Chris Kyle, Clint Eastwood, and a Film Trailer Heinrich Himmler Would Admire

William Norman Grigg
Oct. 04, 2014

Clint Eastwood is one of the most gifted filmmakers in the history of the medium. Bradley Cooper is an extraordinarily capable actor. On the evidence of the teaser trailer for “American Sniper,” Eastwood and Cooper — who stars in the title role, and served as a producer — have produced a masterpiece of War Party propaganda.

Cooper stars as the late Chris Kyle, generally (and, perhaps, unreliably) considered to be the most lethal sniper in US military history.

The teaser clip shows Kyle and his spotter doing overwatch as a Marine patrol occupies a devastated Iraqi neighborhood, kicking in doors in pursuit of local residents who might pose problems for the foreign military force that had invaded their country in an act of criminal aggression.

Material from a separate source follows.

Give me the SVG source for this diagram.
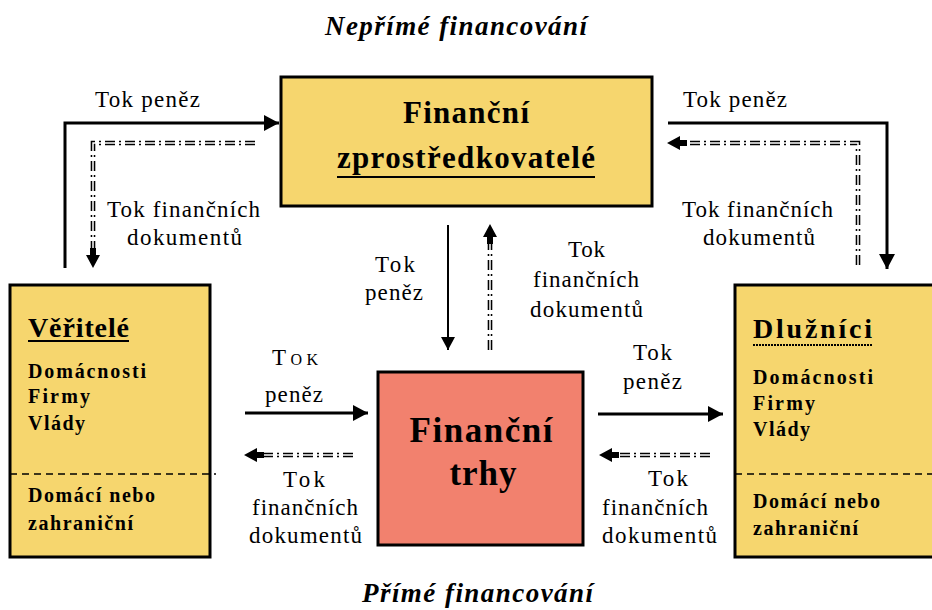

Kyle notices a woman and a young child emerging from a building. The woman hands the child an object that appears to be a grenade. As Kyle draws bead on the youngster, the viewer is shown a brief montage of scenes of the sniper at home with his lovely wife and beautiful children, briefly interrupted by a shot of Kyle surrounded by flag-draped coffins.

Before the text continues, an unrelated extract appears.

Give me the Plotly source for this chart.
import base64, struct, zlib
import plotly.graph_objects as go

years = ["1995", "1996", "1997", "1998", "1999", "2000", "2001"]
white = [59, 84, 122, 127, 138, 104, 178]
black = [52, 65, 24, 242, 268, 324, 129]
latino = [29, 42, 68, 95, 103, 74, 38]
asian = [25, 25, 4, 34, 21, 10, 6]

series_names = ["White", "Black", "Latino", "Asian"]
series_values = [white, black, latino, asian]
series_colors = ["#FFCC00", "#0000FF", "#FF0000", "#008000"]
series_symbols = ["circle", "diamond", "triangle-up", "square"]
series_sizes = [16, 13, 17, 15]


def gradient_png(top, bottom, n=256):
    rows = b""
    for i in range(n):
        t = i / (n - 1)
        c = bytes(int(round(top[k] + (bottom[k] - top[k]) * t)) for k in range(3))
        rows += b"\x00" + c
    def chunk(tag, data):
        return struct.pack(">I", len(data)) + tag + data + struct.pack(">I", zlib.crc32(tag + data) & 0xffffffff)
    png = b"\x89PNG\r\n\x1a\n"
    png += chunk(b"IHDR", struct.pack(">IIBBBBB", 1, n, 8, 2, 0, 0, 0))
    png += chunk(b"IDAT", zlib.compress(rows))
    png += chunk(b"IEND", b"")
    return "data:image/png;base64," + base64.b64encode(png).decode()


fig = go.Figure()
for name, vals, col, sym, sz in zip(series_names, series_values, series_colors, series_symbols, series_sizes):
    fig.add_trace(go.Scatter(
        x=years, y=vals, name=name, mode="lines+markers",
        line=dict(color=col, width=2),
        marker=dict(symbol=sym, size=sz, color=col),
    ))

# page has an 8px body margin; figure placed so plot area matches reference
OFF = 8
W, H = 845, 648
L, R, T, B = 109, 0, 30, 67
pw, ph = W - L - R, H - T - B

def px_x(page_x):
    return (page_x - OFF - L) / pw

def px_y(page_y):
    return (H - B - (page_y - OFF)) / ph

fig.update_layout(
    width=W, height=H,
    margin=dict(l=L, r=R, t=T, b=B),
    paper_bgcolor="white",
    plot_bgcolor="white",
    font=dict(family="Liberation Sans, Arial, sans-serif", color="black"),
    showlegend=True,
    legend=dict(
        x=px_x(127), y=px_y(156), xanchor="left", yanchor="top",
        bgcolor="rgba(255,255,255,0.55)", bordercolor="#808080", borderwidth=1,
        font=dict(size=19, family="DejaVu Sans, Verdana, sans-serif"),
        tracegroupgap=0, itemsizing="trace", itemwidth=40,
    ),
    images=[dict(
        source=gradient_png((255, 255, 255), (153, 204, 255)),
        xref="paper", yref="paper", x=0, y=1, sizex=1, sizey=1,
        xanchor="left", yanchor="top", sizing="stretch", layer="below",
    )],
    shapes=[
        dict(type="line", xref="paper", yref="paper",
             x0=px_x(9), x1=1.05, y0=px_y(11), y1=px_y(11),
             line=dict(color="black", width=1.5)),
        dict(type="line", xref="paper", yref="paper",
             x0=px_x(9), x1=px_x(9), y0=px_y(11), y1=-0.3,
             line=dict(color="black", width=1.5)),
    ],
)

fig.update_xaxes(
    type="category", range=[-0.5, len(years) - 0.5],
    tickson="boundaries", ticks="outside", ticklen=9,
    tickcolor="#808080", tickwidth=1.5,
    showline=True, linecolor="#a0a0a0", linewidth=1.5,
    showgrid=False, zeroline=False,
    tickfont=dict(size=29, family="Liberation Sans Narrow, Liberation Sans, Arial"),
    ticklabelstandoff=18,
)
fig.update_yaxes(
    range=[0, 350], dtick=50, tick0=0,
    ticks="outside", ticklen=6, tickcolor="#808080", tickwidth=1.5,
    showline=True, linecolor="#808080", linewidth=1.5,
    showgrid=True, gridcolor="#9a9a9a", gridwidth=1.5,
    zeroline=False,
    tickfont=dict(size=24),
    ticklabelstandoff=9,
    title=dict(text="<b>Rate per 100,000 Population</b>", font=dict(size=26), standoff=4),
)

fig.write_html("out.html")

“They’ll fry you if you’re wrong,” the spotter says as Kyle’s haunted eyes focus on his target, and his finger prepares to pull the trigger.



The audience is prompted to empathize with the anguished and reluctant sniper, who is caught in a horrible dilemma.

For that dilemma to exist, the sniper would have to face irreconcilable moral absolutes. That is not the case here: Neither he nor the troops he is protecting had any right to be where they were, and the Iraqis in that neighborhood — including the child — had every right to use any means at their disposal to force the invaders to leave.

An authentic patriot would instinctively sympathize with the child who was defending his neighborhood, rather than the sniper who was poised to murder him. However, the scene is engineered to elicit a nationalist response from the viewer — that is, one informed by the conceit that American lives are innately more valuable than those of Iraqis, and that it is an act of irredeemable evil for an Iraqi to kill an American invader.

That was certainly Kyle’s view, at least as it was expressed in the version of this incident (which occurred in Nasiriyah in March, 2003) found in his memoir.

"I looked through the scope," Kyle recalled. "The only people who were moving were [a] woman and maybe a child or two nearby. I watched the troops pull up. Ten young, proud Marines in uniform got out of their vehicles and gathered for a foot patrol. As the Americans organized, the woman took something from beneath her clothes, and yanked at it. She'd set a grenade."

Kyle shot the woman twice, displaying none of the cinematic anguish depicted in the trailer. The woman was the first of the 255 “kills” recorded in Kyle’s career as a government employee who specialized in killing people from a distance.

"It was my duty to shoot, and I don't regret it," Kyle insisted, describing the woman as “blinded by evil” because she “just wanted Americans dead” for reasons he apparently couldn’t understand, or wouldn’t acknowledge. “My shots saved several Americans, whose lives were clearly worth more than that woman's twisted soul."

Unfiltered nationalistic bigotry of that variety plays well with the Fox News demographic, but it makes for problematic cinema. Even audiences who share those prejudices would find it difficult to sympathize with a “hero” who expressed such sentiments candidly. Accordingly, Cooper was transformed into an uncanny physical Doppelganger of the late sniper, while the character was re-purposed as a tragic figure who heroically overcame his instinctive reluctance to kill on behalf of a grand and glorious historic purpose (which in practical terms meant clearing away any obstacles to the rise of the most recent CIA-abetted “threat,” ISIS).

As Hannah Ahrendt might say, we’ve seen this movie before.

“What stuck in the minds of these men who had become murderers was simply the notion of being involved in something historic, grandiose, unique (`a great task that occurs once in two thousand years’), which must therefore be difficult to bear,” wrote Ahrendt in her study Eichmann in Jerusalem, referring to the SS. “This was important, because the murderers were not sadists or killers by nature; on the contrary, a systematic effort was made to weed out all those who derived physical pleasure from what they did….”

The problem confronted by the National Socialist State’s hired killers, Ahrendt continued, “was how to overcome not so much their conscience as the animal pity by which all normal men are affected in the presence of physical suffering. The trick used by Himmler -- who apparently was rather strongly afflicted by these instinctive reactions himself -- was very simple and probably very effective; it consisted in turning these instincts around, as it were, in directing them toward the self. So that instead of saying: What horrible things I did to people!, the murderers would be able to say: What horrible things I had to watch in the pursuance of my duties, how heavily the task weighed upon my shoulders!”

Cooper’s performance is meant to give cinematic expression to this inversion of pity — and to impart that attitude to the audience.